Darkness at Noon - Arthur Koestler
Coupled with the book of photography, "The Kommissar Disappears", Koestler's novel reinforced the importance of having real democratic institutions rather than placing faith in annointed leaders or concepts. In Darkness (the main character Rubachev was based loosely on politburo member Mikhail Bukharin) Koestler produces a powerful exploration of fanaticism gone wrong, of Communism as the God That Failed, culminating in the purges, show trials, and forced confessions. And simply great literature.

Republican Paradoxes, Liberal Anxieties - Ronald Terchek
This is a cheat. I could list "The Prince", "Leviathan", Adam Smith's "A Theory of Moral Sentiments", Aristotle, Plato, Bentham and Mill, John Locke... but they all tended to influence me along the same lines - and as such I'll go with Techek's anaylsis of those writers and their concepts. Essentially, as tools helping me piece out questions such as "what is the purpose of government?", "how government/society should best organize to support citizen needs?", "who are stakeholders in society, and how should their interests be reflected or represented?" and "how should government conduct itself to further those aims?". The list really goes on. John Rawls, Kenneth Waltz, Paul Kennedy, Henry Kissenger, Clausewitz, Acheson's "Present at the Creation", Sun Tzu... I was a government major. I really did read the books and think about them.
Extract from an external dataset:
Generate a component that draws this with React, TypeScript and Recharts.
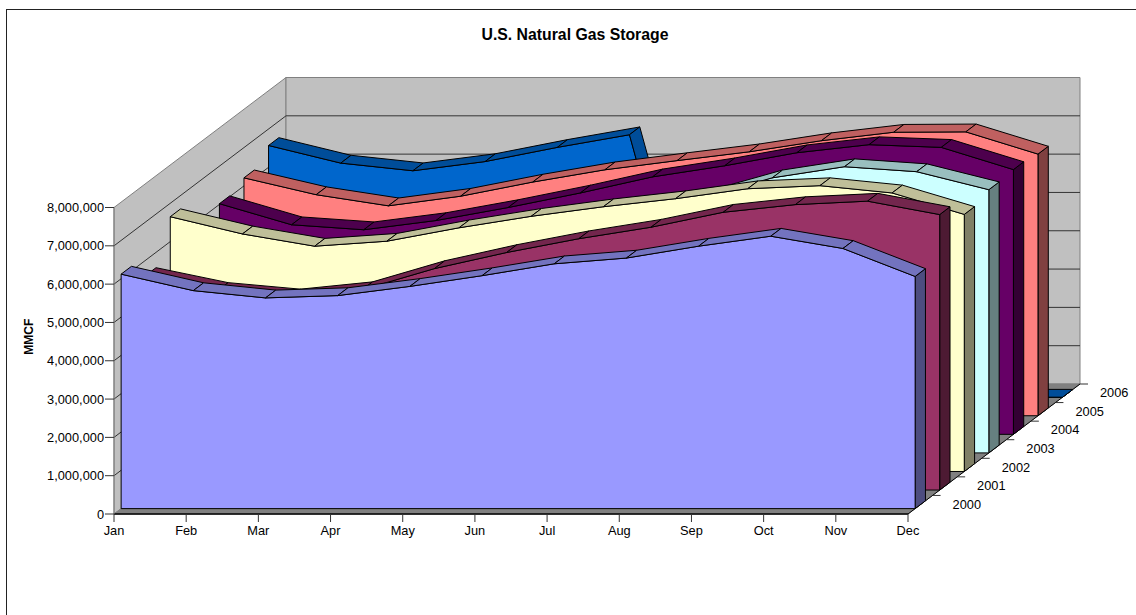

All the King's Men - Robert Penn Warren
Good old American Fiction. Like Darkness, it's really a political/historical novel, as Willie Stark is heavily modeled on Huey Long. (For more about Long, check out T. Harry Williams' excellent Biography, Huey Long.) It's an examination of ambition, of duty to serve the public, of ego, of jealousy, of love. Of charisma. Of what makes us want to serve others, of what makes us want to serve the public. Of ethics. And of Anne and Adam Stanton - and how we measure our disappointment. And there is beautiful, gorgous writing, particularly in the historical sections about Cass Mastern. If you found Clinton interesting, read about Huey Long. I cannot rave about these two Huey Long books enough.

America's Longest War - George Herring
Do you want to know what was really up with Vietnam. Nutshell, fairly apolitical overview. Get a larger sense of why we were involved, what that entailed, and how the US Policies failed in the region. This is the book. Herring is an excellent Historian, and provides a perfect starting point on the topic. Pearl Harbor fans can go read At Dawn we Slept by Gordon William Prange. Both, some high quality Historical Non-fiction.

The Boys of Summer - Roger Kahn
Because I wanted to know what it was like to be my dad, when he was a kid. "Boys of Summer" is a recounting of the 1952 and 1953 National League pennant-winning Brooklyn Dodgers, the team my dad grew up on. (He missed Carl Erskine's second no-hitter, when my grandmother grounded him for reasons we can no longer remember.) If you are a baseball fan, and are a sucker for nostalgia of "the golden age" when the only teams that got any press or titles resided in New York City, this is a must read for you. Then go out and watch Aviva Kempner's "The Life and Times of Hank Greenberg."

Pumping Irony, Tony Kornheiser
A collection of Kornheiser's Washington Post Style columns, none of which are about me. The other, non-professional, side of my writing style is best reflected in Tony's self-absorbed meanderings. It's self-indulgent, New York Jewish humor, sometimes about sports, but not really, and just very amusing for someone like myself. Tony still writes a sports column and can be seen on ESPN's Pardon the Interruption with fellow Post Columnist Mike Wilbon. They argue about everything under the sun, and it amuses the hell out of me. Want to know what my daily conversations with people not on the Friends' List, and not in Government service sound like? Watch this show...

If you read this far, I am shocked and awed. Also, perhaps, chagrined and bewildered...

Not listed, because I don't have a title: That little green book from Kerwin Charles' Benefit-Cost Analysis class at Michigan. This should probably be listed #1, to be honest. Seeing as my study of the priniciples of risk management, and my massive self-analysis on the issue was worth approximately $300,000 to me... Hard to change one's life more than that.